My first few weeks of ‘teaching’, that self-fulfilling prophecy kept coming back to me. I was telling myself that I was nowhere near qualified to be in charge of anyone’s learning and I was pretty sure that I was doing a lousy job and that the students would ask for a different tutor at any moment. I did notice, though, that patience wasn’t really an issue anymore and that I was actually even enjoying myself when I wasn’t berating myself for not being an actual teacher. Then a day came, maybe two or three months after I started, when a student’s mother sent me a message thanking me for helping her daughter and that she was noticing a lot of improvement in her English. I felt really touched by her words and it was probably the first time I realised that I was doing something worthwhile. Nice words and compliments continued to come in from other students and parents, to my surprise, and that’s when I started thinking that I might actually be good at this and that this is something that I could actually do as a career.
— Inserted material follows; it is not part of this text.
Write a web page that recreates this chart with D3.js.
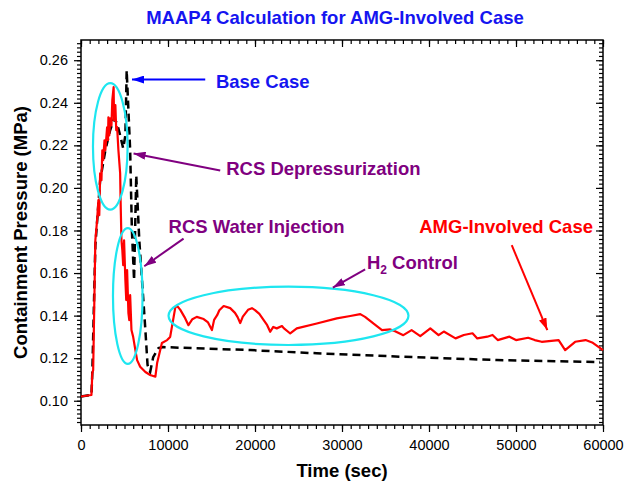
<!DOCTYPE html>
<html>
<head>
<meta charset="utf-8">
<script src="https://cdn.jsdelivr.net/npm/d3@7"></script>
<style>
  body { margin: 0; background: #fff; }
  text { font-family: "Liberation Sans", Arial, sans-serif; }
</style>
</head>
<body>
<div id="chart"></div>
<script>
// AMG-involved case (red solid)
const amgTime = [0,1200,1300,1400,1650,1850,2000,2100,2200,2350,2450,2550,2700,2800,3000,3100,3150,3250,3350,3500,3600,3750,3800,3950,4050,4150,4300,4500,4550,4650,4750,4850,4950,5100,5200,5300,5450,5550,5650,5800,6000,6250,6450,6800,7400,7950,8550,8750,9300,9900,10250,10450,10850,11050,11400,11900,12350,12800,13300,14100,14600,15050,15300,15650,15900,16400,17150,17700,18000,18300,18600,19200,19650,20000,20500,21000,21400,21750,22100,22500,23100,23300,24050,24800,27100,29400,30950,32100,32650,33600,34600,35550,36100,37050,38000,39000,40150,41100,41700,43050,44000,45000,45550,46700,47300,47900,49250,50000,51400,52150,52950,54900,55650,56800,58000,58750,60000]
const amgPressure = [0.102,0.1027,0.113,0.1144,0.1754,0.1848,0.1943,0.1872,0.2069,0.2036,0.2177,0.2130,0.2224,0.2177,0.2285,0.2224,0.2332,0.2247,0.2327,0.2294,0.2412,0.2474,0.2318,0.2389,0.2271,0.2286,0.2177,0.2069,0.1943,0.1754,0.1708,0.1637,0.1754,0.1567,0.1473,0.1614,0.1412,0.1379,0.1496,0.1332,0.1299,0.1238,0.1191,0.1160,0.1135,0.1121,0.1113,0.1177,0.1271,0.1285,0.1300,0.1347,0.1441,0.1445,0.1428,0.1393,0.1355,0.1383,0.1394,0.1384,0.1368,0.1332,0.1380,0.1402,0.1425,0.1445,0.1435,0.1413,0.1393,0.1365,0.1395,0.1427,0.1435,0.1426,0.1408,0.1379,0.1355,0.1324,0.1347,0.1340,0.1351,0.1341,0.1316,0.1340,0.1363,0.1387,0.1398,0.1407,0.1394,0.1363,0.1332,0.1335,0.1327,0.1308,0.1332,0.1304,0.1340,0.1308,0.1325,0.1293,0.1309,0.1317,0.1293,0.1301,0.1309,0.1285,0.1301,0.1285,0.1296,0.1285,0.1277,0.1285,0.1238,0.1277,0.1285,0.1274,0.1238]

// base case (black dashed)
const baseTime = [0,1200,1300,1650,2200,2800,3350,3800,4150,4500,4850,5100,5250,5450,5650,5850,6100,6350,6700,7050,7400,7650,7950,8300,8900,9450,19450,27100,36700,47800,59650]
const basePressure = [0.102,0.1027,0.113,0.173,0.2035,0.2177,0.2271,0.2327,0.2303,0.2247,0.2186,0.2247,0.2552,0.2365,0.2177,0.1801,0.1566,0.2059,0.1754,0.1543,0.1332,0.1168,0.1135,0.1205,0.1247,0.1252,0.1238,0.1223,0.1207,0.1191,0.1182]

// axis ticks
const xTicks = [0,10000,20000,30000,40000,50000,60000]
const yTicks = [0.10,0.12,0.14,0.16,0.18,0.20,0.22,0.24,0.26]

// annotations (data units)
const ellipseCenters = [[3366,0.2195],[5376,0.1492],[23850,0.1399]]
const ellipseRadii = [[1990,0.0297],[1700,0.0319],[13790,0.0137]]
const arrowFrom = [[14280,0.2509],[16000,0.2082],[11790,0.1762],[32660,0.1617],[49510,0.1731]]
const arrowTo = [[5860,0.2509],[6040,0.2162],[7270,0.1632],[28950,0.1532],[53600,0.1332]]
const arrowColors = ["blue","purple","purple","purple","red"]
const labelText = ["Base Case","RCS Depressurization","RCS Water Injection","H2 Control","AMG-Involved Case"]
const labelPos = [[15510,0.2471],[16690,0.2060],[10060,0.1787],[32860,0.1617],[58850,0.1787]]
const labelColors = ["#1515f0","#800080","#800080","#800080","#ff0000"]
const labelAnchor = ["start","start","start","start","end"]

const margin = {top: 40, right: 23, bottom: 64, left: 81}
const width = 626 - margin.left - margin.right
const height = 489 - margin.top - margin.bottom

var svg = d3.select("#chart")
  .append("svg")
  .attr("width", 626)
  .attr("height", 489)

var g = svg.append("g")
  .attr("transform", "translate(" + margin.left + "," + margin.top + ")")

var x = d3.scaleLinear().domain([0, 60000]).range([0, width])
var y = d3.scaleLinear().domain([0.0886, 0.2695]).range([height, 0])

const xMinor = d3.range(0, 60001, 1000)
const yMinor = d3.range(90, 270, 2).map(v => v / 1000)

function styleAxis(sel) {
  sel.select(".domain").remove()
  sel.selectAll("line").attr("stroke", "#000").attr("stroke-width", 1.2)
  sel.selectAll("text").style("font-size", "14.5px").attr("fill", "#000")
}

// minor ticks
g.append("g").attr("transform", "translate(0," + height + ")")
  .call(d3.axisBottom(x).tickValues(xMinor).tickSize(4).tickFormat("")).call(styleAxis)
g.append("g")
  .call(d3.axisTop(x).tickValues(xMinor).tickSize(-4).tickFormat("")).call(styleAxis)
g.append("g")
  .call(d3.axisLeft(y).tickValues(yMinor).tickSize(4).tickFormat("")).call(styleAxis)
g.append("g").attr("transform", "translate(" + width + ",0)")
  .call(d3.axisRight(y).tickValues(yMinor).tickSize(-4).tickFormat("")).call(styleAxis)

// major ticks
g.append("g").attr("transform", "translate(0," + height + ")")
  .call(d3.axisBottom(x).tickValues(xTicks).tickSize(7).tickPadding(8).tickFormat(d3.format("d"))).call(styleAxis)
g.append("g")
  .call(d3.axisTop(x).tickValues(xTicks).tickSize(-7).tickFormat("")).call(styleAxis)
g.append("g")
  .call(d3.axisLeft(y).tickValues(yTicks).tickSize(7).tickPadding(6).tickFormat(d3.format(".2f"))).call(styleAxis)
g.append("g").attr("transform", "translate(" + width + ",0)")
  .call(d3.axisRight(y).tickValues(yTicks).tickSize(-7).tickFormat("")).call(styleAxis)

// frame
g.append("rect")
  .attr("width", width).attr("height", height)
  .attr("fill", "none").attr("stroke", "#000").attr("stroke-width", 1.5)

var line = d3.line().x(d => x(d[0])).y(d => y(d[1]))

// base case
g.append("path")
  .datum(d3.zip(baseTime, basePressure))
  .attr("d", line)
  .attr("fill", "none")
  .attr("stroke", "#000")
  .attr("stroke-width", 2.5)
  .attr("stroke-dasharray", "8,5")

// AMG-involved case
g.append("path")
  .datum(d3.zip(amgTime, amgPressure))
  .attr("d", line)
  .attr("fill", "none")
  .attr("stroke", "#ff0000")
  .attr("stroke-width", 2.2)
  .attr("stroke-linejoin", "round")

// cyan ellipses
g.selectAll(".ell")
  .data(d3.zip(ellipseCenters, ellipseRadii))
  .enter()
  .append("ellipse")
  .attr("cx", d => x(d[0][0]))
  .attr("cy", d => y(d[0][1]))
  .attr("rx", d => x(d[0][0] + d[1][0]) - x(d[0][0]))
  .attr("ry", d => y(d[0][1] - d[1][1]) - y(d[0][1]))
  .attr("fill", "none")
  .attr("stroke", "#1ee6f0")
  .attr("stroke-width", 2.2)

// arrow heads
var defs = svg.append("defs")
arrowColors.forEach(function(c) {
  defs.append("marker")
    .attr("id", "head-" + c)
    .attr("markerUnits", "userSpaceOnUse")
    .attr("markerWidth", 12).attr("markerHeight", 8)
    .attr("refX", 12).attr("refY", 4)
    .attr("orient", "auto")
    .append("path")
    .attr("d", "M0,0L12,4L0,8Z")
    .attr("fill", c)
})

g.selectAll(".arrow")
  .data(d3.range(arrowFrom.length))
  .enter()
  .append("line")
  .attr("x1", i => x(arrowFrom[i][0]))
  .attr("y1", i => y(arrowFrom[i][1]))
  .attr("x2", i => x(arrowTo[i][0]))
  .attr("y2", i => y(arrowTo[i][1]))
  .attr("stroke", i => arrowColors[i])
  .attr("stroke-width", 2)
  .attr("marker-end", i => "url(#head-" + arrowColors[i] + ")")

// labels
labelText.forEach(function(t, i) {
  var txt = g.append("text")
    .attr("x", x(labelPos[i][0]))
    .attr("y", y(labelPos[i][1]))
    .attr("text-anchor", labelAnchor[i])
    .attr("fill", labelColors[i])
    .style("font-size", "18.5px")
    .style("font-weight", "bold")
  if (t.startsWith("H2")) {
    txt.append("tspan").text("H")
    txt.append("tspan").text("2").attr("dy", 5).style("font-size", "12px")
    txt.append("tspan").text(" " + t.slice(3)).attr("dy", -5)
  } else {
    txt.text(t)
  }
})

// title and axis titles
svg.append("text")
  .attr("x", 335).attr("y", 24)
  .attr("text-anchor", "middle")
  .attr("fill", "#1515f0")
  .style("font-size", "18.5px").style("font-weight", "bold")
  .text("MAAP4 Calculation for AMG-Involved Case")

svg.append("text")
  .attr("x", margin.left + width / 2).attr("y", 477)
  .attr("text-anchor", "middle")
  .style("font-size", "18.5px").style("font-weight", "bold")
  .text("Time (sec)")

svg.append("text")
  .attr("transform", "translate(27," + (margin.top + height / 2) + ") rotate(-90)")
  .attr("text-anchor", "middle")
  .style("font-size", "18.5px").style("font-weight", "bold")
  .text("Containment Pressure (MPa)")
</script>
</body>
</html>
At that point, I knew that I had a responsibility and that I owed it to my students to be able to give them the legitimate help that they needed. I could have taken their compliments and bloated my ego and told myself that I was doing great just as I was, but deep down, I knew that there was more to it and that I needed to be more than just a conversation partner. That’s when I came across CELTA.

CELTA presented itself to me at such a fortuitous moment. As soon as I found out about it, I began doing the research and it instantly became a top-priority goal. CELTA was very intimidating in so many ways. Firstly, because it comes from the University of Cambridge–which has been my dream school since as far back as I can remember, but that’s another story. Secondly, it’s described as a four-week full-time intensive course that, according to my research, people sometimes drop out of due to the stress and the workload. Thirdly, the application process involved a five-page pre-interview task that would determine whether one qualified for an interview, which would then determine whether one qualified for the course. My doubts resurfaced several times and I questioned myself constantly about whether or not I was capable of doing this. What I did know, however, was that I really wanted it and I was going to do whatever was required to get it.

I got my high school diploma in mid-2011 and once I received it, I was qualified to apply for CELTA. I was accepted into the course and I completed it at the end of 2012. Since then, I’ve encountered some obstacles which have been hindering my career progression as an English language teacher–such as not having a university degree–though slowly but surely, opportunities have presented themselves to offer solutions to the adversities.

This blog is dedicated to the journey that started in 2011–it’s an ongoing journey that hasn’t been easy and has yet to really take off. There are stories to tell and stories that haven’t happened yet and I’m certain that the path I’m on isn’t linear, as it never has been in the past, but as of this writing, my goal is to complete DELTA. Whether this will come true in the coming years or disappear entirely, we will have to wait to find out.